Stored data entries ▸

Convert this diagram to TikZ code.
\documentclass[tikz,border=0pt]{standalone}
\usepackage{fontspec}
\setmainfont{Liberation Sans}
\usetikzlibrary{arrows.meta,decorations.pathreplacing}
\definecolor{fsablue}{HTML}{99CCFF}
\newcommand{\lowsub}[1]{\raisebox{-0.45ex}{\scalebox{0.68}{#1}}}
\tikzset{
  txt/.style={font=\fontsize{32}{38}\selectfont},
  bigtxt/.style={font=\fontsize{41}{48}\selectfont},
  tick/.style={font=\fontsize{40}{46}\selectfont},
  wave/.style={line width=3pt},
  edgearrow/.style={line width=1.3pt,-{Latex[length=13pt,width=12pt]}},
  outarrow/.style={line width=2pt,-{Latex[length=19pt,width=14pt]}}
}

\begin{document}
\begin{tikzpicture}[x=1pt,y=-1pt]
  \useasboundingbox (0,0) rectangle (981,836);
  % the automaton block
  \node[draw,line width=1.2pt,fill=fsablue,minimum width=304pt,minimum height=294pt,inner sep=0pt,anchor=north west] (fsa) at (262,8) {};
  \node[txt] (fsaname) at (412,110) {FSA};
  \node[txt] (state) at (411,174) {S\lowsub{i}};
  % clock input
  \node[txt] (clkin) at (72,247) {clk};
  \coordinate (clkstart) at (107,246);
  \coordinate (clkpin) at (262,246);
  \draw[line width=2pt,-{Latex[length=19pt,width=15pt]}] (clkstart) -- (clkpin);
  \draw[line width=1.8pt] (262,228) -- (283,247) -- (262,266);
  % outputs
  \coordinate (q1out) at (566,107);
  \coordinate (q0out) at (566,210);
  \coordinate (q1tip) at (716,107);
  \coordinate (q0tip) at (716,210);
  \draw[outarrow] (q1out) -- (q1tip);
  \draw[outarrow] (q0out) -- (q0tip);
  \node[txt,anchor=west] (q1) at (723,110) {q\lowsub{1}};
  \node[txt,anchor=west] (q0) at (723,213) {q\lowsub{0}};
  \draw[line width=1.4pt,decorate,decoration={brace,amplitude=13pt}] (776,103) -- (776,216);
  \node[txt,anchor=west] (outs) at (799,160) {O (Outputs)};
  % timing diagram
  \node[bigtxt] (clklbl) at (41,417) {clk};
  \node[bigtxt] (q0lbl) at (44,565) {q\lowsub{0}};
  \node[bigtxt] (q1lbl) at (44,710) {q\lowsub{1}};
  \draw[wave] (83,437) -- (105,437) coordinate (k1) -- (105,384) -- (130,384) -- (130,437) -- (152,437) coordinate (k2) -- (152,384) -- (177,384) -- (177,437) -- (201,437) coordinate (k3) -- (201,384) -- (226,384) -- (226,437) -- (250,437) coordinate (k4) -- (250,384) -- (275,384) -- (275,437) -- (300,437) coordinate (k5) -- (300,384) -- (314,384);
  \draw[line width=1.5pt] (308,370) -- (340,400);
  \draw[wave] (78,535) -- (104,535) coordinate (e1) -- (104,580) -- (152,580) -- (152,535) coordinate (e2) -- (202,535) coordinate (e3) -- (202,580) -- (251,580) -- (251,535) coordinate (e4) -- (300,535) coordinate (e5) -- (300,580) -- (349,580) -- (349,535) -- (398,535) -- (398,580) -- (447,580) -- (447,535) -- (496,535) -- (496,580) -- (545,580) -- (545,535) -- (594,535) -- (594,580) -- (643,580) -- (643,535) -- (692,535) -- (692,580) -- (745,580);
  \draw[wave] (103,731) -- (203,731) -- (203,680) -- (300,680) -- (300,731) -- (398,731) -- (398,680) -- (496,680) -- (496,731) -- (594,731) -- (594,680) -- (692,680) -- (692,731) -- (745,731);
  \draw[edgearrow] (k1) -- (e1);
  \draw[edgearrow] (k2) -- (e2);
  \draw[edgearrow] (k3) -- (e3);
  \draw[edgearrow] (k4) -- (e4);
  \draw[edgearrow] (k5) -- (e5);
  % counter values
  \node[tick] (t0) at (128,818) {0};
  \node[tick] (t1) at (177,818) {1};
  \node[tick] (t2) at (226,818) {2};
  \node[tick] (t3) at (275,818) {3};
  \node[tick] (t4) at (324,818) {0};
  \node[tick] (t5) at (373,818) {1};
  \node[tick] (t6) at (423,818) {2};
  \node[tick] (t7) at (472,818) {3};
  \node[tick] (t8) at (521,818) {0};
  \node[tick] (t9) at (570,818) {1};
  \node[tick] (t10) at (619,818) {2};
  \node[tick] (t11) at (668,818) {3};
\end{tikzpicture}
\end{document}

* * *

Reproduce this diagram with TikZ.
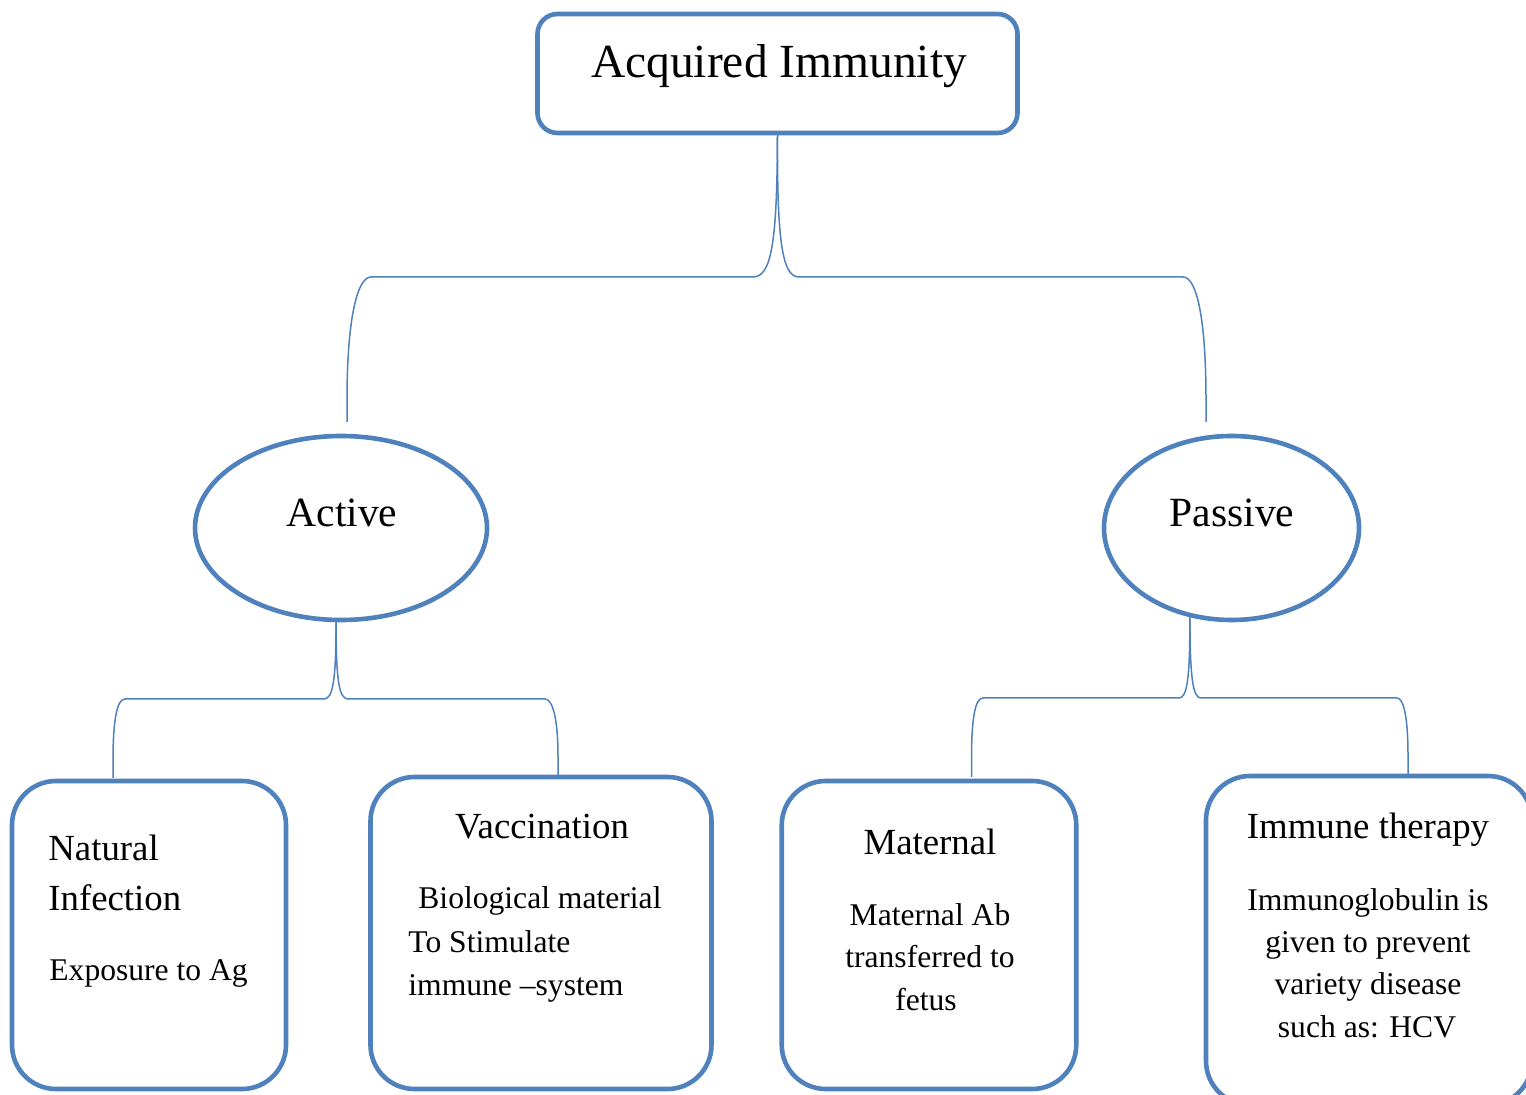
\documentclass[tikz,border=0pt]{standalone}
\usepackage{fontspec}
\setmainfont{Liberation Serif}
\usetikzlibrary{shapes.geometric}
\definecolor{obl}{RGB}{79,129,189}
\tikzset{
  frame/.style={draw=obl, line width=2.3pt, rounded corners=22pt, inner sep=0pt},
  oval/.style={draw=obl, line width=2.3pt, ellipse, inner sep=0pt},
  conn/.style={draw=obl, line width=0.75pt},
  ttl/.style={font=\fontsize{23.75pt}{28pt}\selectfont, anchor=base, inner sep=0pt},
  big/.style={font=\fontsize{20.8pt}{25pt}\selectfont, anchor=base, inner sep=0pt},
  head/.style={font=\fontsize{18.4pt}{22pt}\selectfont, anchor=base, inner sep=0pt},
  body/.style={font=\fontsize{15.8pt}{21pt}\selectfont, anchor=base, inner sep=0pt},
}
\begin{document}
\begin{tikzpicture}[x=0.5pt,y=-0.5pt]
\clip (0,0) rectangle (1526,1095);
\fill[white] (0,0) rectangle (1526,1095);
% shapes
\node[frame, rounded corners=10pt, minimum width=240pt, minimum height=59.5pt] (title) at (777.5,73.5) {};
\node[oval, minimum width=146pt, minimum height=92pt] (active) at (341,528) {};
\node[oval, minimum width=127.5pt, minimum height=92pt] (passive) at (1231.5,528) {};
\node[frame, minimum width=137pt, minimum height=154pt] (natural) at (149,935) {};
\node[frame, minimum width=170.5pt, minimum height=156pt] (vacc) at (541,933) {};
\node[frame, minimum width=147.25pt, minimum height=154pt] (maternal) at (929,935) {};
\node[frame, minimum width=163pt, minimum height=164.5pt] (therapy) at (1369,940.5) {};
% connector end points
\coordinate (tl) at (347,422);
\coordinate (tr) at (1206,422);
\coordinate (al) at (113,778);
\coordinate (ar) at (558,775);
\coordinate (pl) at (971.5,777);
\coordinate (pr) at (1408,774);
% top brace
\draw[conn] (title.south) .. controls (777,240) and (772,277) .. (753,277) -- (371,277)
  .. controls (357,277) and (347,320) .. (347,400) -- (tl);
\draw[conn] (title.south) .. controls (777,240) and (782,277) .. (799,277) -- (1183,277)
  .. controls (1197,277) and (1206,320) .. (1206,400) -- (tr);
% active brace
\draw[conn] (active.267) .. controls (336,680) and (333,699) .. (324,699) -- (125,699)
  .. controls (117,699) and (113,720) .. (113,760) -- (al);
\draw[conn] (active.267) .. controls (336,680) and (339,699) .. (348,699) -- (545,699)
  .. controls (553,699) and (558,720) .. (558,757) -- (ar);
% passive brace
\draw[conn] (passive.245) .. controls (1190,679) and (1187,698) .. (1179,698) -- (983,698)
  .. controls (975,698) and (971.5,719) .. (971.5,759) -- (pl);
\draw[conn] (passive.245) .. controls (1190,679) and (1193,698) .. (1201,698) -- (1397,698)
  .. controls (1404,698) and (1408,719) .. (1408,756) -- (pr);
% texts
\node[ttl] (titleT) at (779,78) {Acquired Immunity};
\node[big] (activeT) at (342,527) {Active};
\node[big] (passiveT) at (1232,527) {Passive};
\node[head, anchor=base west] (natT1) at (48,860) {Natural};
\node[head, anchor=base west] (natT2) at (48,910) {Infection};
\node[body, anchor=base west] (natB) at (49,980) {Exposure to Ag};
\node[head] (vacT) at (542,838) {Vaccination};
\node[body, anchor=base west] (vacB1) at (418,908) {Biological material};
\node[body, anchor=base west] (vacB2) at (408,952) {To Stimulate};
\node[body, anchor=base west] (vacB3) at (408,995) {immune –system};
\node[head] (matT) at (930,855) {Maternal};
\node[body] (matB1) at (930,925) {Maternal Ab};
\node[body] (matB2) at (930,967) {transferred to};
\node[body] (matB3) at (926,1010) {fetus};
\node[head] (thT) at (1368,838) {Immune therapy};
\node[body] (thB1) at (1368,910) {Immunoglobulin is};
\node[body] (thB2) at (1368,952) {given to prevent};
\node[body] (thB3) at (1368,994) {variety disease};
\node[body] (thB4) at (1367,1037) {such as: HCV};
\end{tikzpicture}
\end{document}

TASK BRIEF ▸ Copy all lines from the material that contain "diagram".

TASK RESULT ▸
Convert this diagram to TikZ code.
  % timing diagram
Reproduce this diagram with TikZ.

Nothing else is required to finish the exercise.